Im Bonner General-Anzeiger ist zu lesen, was in der Familienpolitik nicht stimmt: Nämlich die soziale Gewichtung. "Wenn die Steuerentlastung bei einem Spitzenverdiener mehr als 250 Euro pro Kind und Monat beträgt, der Normal- oder Geringverdiener aber 184 Euro für das erste oder zweite Kind erhält, kann das nicht richtig sein. Die Pläne von Schäuble und Schröder zur Erhöhung von Kinderfreibetrag und Kindergeld würden daran aber nichts ändern. Dem Staat sollte jedes Kind gleich viel Wert sein."

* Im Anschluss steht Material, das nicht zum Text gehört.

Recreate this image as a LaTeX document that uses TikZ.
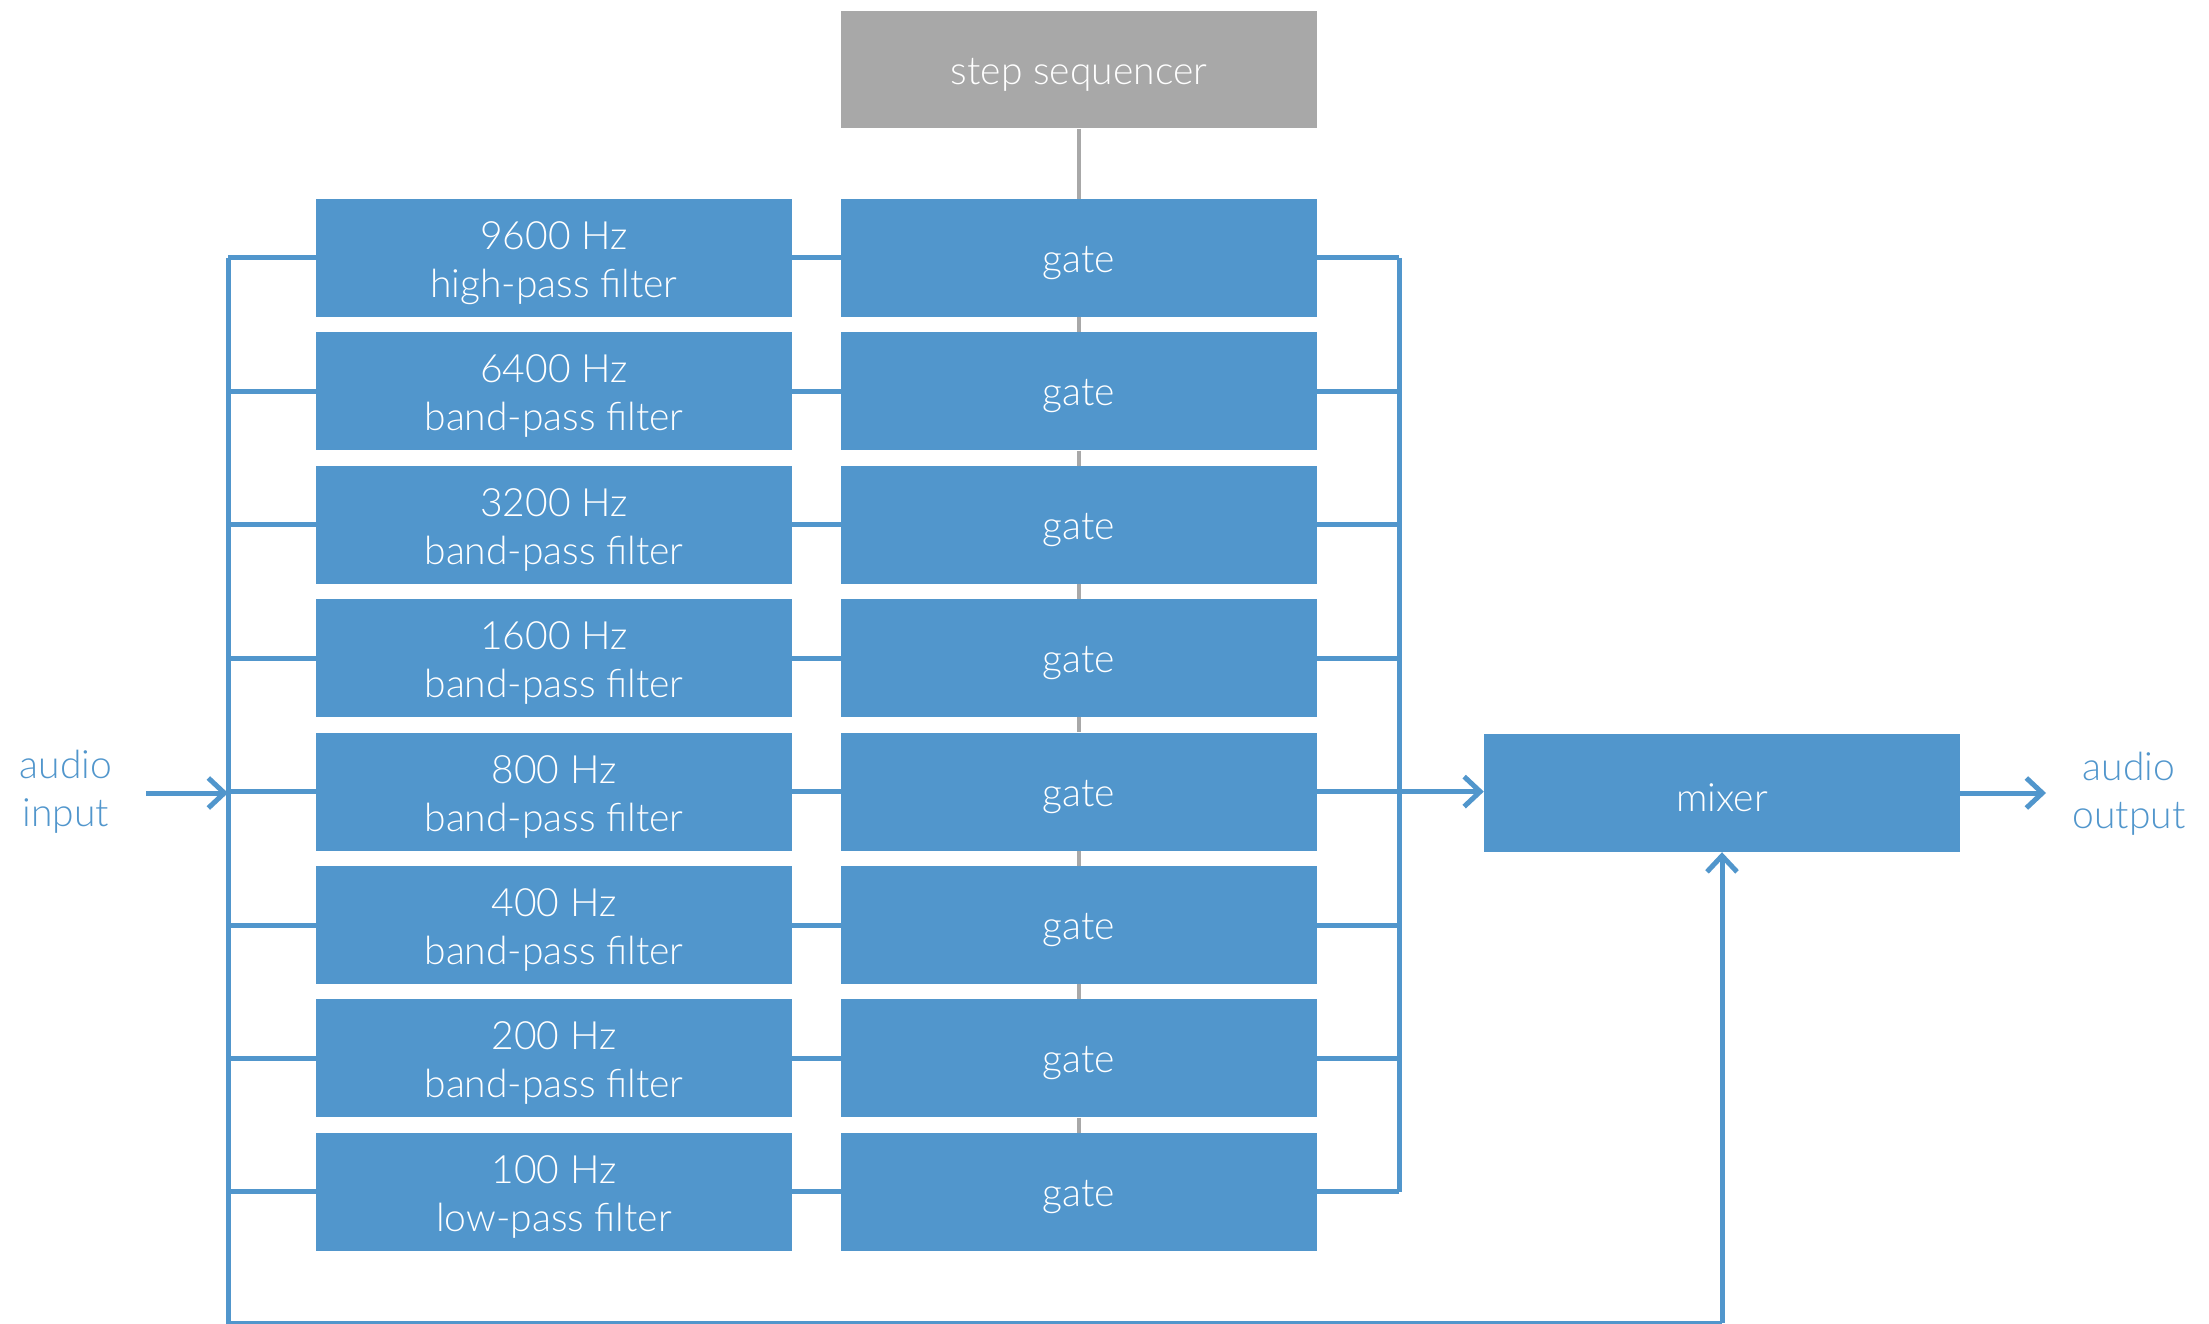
\documentclass[tikz,border=0pt]{standalone}
\usepackage{fontspec}
\setmainfont{Lato Light}
\usetikzlibrary{arrows.meta}
\definecolor{bluebox}{RGB}{81,150,204}
\definecolor{graybox}{RGB}{168,168,168}
\newcommand{\boxfont}{\fontsize{39}{48}\selectfont}
\tikzset{
  box/.style={fill=bluebox, minimum width=476pt, minimum height=118pt, inner sep=0pt},
  seqbox/.style={box, fill=graybox},
  boxtext/.style={text=white, align=center, font=\boxfont, inner sep=0pt},
  wire/.style={draw=bluebox, line width=5pt},
  ctl/.style={draw=graybox, line width=4pt},
  tip/.style={-{Straight Barb[length=16pt,width=30pt,line width=5pt]}},
  lbl/.style={text=bluebox, align=center, font=\boxfont, inner sep=0pt}
}
\begin{document}
\begin{tikzpicture}[x=1pt,y=-1pt]
\useasboundingbox (0,0) rectangle (2209,1324);
% step sequencer
\node[seqbox, minimum height=117pt] (seq) at (1079,70) {};
\node[boxtext] (seqt) at ([yshift=-5pt]seq.center) {step sequencer};
% filters and gates
\foreach \i/\t in {1/{9600 Hz\\high-pass filter},2/{6400 Hz\\band-pass filter},
  3/{3200 Hz\\band-pass filter},4/{1600 Hz\\band-pass filter},5/{800 Hz\\band-pass filter},
  6/{400 Hz\\band-pass filter},7/{200 Hz\\band-pass filter},8/{100 Hz\\low-pass filter}}{
  \node[box] (f\i) at (554,{258+133.4*(\i-1)}) {};
  \node[boxtext] (ft\i) at ([yshift=-5pt]f\i.center) {\t};
  \node[box] (g\i) at (1079,{258+133.4*(\i-1)}) {};
  \node[boxtext] (gt\i) at ([yshift=-5pt]g\i.center) {gate};
}
\node[box] (mixer) at (1722,793) {};
\node[boxtext] (mixert) at ([yshift=-5pt]mixer.center) {mixer};
\node[lbl] (in) at (66,792) {audio\\input};
\node[lbl] (out) at (2129,794) {audio\\output};
% bus coordinates
\coordinate (lt) at (228,258);
\coordinate (lb) at (228,1323);
\coordinate (mb) at (1722,1323);
\coordinate (rt) at (1399,258);
\coordinate (inS) at (146,793);
\coordinate (outE) at (2046,793);
% control line
\draw[ctl] (seq.south) -- (g1.north);
\foreach \i [evaluate=\i as \j using int(\i+1)] in {1,...,7}{
  \draw[ctl] (g\i.south) -- (g\j.north);
}
% wires
\draw[wire] (lt) -- (lb) -- (mb);
\draw[wire,tip] (mb) -- (mixer.south);
\draw[wire] (rt) -- (rt |- g8.east);
\foreach \i in {1,...,8}{
  \draw[wire] (f\i.west) -- (f\i.west -| lt);
  \draw[wire] (f\i.east) -- (g\i.west);
  \draw[wire] (g\i.east) -- (g\i.east -| rt);
}
\draw[wire,tip] (inS) -- (inS -| lt);
\draw[wire,tip] (g5.east) -- (g5.east -| mixer.west);
\draw[wire,tip] (mixer.east) -- (outE);
\end{tikzpicture}
\end{document}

"Unabhängig davon, wie die Gesamtanalyse zur Familienpolitik, die erst im Herbst vorliegen soll, ausfallen wird, ist eigentlich schon heute klar", meint die Freie Presse: "Familienpolitik sollte Rahmenbedingungen schaffen, die Paare animiert, Kinder zu bekommen, und es ihnen gleichzeitig ermöglicht, ihr bevorzugtes, individuelles Familienmodell zu leben. Die Realität lässt sich nun mal nicht in schwarz und weiß einteilen. Erfolgreiche Familienpolitik tappt nicht in Ideologiefallen, sondern schließt Gräben. Und erfolgreiche Familienpolitiker schauen Eltern genau aufs Maul - nicht, weil die Wahl immer näher rückt und Eltern den Parteien ihre Stimme geben, die die besten familienpolitischen Vorschläge machen. Sondern weil es an der Zeit ist, Familienpolitik zu betreiben, die nicht an der Realität der Betroffenen vorbeigeht. Selbstbeweihräucherung ist hier fehl am Platz."

"Die Union, vertreten durch ihre Familienministerin, betreibt Etikettenschwindel", beklagt die Sächsische Zeitung: "Sie tut so, als ob sie Familien steuerlich künftig grundsätzlich erheblich besserzustellen gedenkt. Wie jeder ordentliche Propagandist führt Frau Schröder dazu eine nebulöse irreführende Formulierung neu ein: Man wolle nach der Wahl 'faktisch' ein Familiensplitting. Dabei hat die Idee mit dem, was man bisher unter Familiensplitting versteht, nichts zu tun. Denn nehme man sie ernst, würde die Steuerbelastung von Familien durch die ernsthafte Einberechnung der Kinder dramatisch vermindert. Die Folge: Familien hätten wirklich spürbar mehr in der Familienkasse."

"Kein Kurswechsel, vielmehr ein 'Weiter so' und etwas mehr Geld für jede Familie: So lässt sich das politische Ziel der Unionsparteien zusammenfassen", ist in der Neuen Osnabrücker Zeitung zu lesen. "Was Familienministerin Kristina Schröder und Finanzminister Wolfgang Schäuble präsentiert haben, ist in mehrfacher Hinsicht ein Kompromiss: Der Bundeshaushalt würde nicht über Gebühr belastet. Und das Ehegattensplitting, bei dem die Vorteile für Paare umso größer sind, je mehr sich die Einkommen von Frau und Mann unterscheiden, würde nicht abgeschafft. Für gut gestellte Familien gäbe es ebenso Verbesserungen wie für ärmere. Denn auch die Frage, wie jene profitieren, die keine Steuern zahlen, wäre durch ein höheres Kindergeld zufriedenstellend beantwortet.

"Bleibt die Frage, warum man jahrelang Wissenschaftler für viele Millionen Euro beschäftigte, um am Ende festzustellen, dass alles in Ordnung ist. Nur ein Nutzen scheint nachweisbar: Die Regierung kann sich selbst loben." So kommentiert kurz und knapp die Märkische Allgemeine die Familienpolitik der Union kurz vor der Bundestagwahl im September.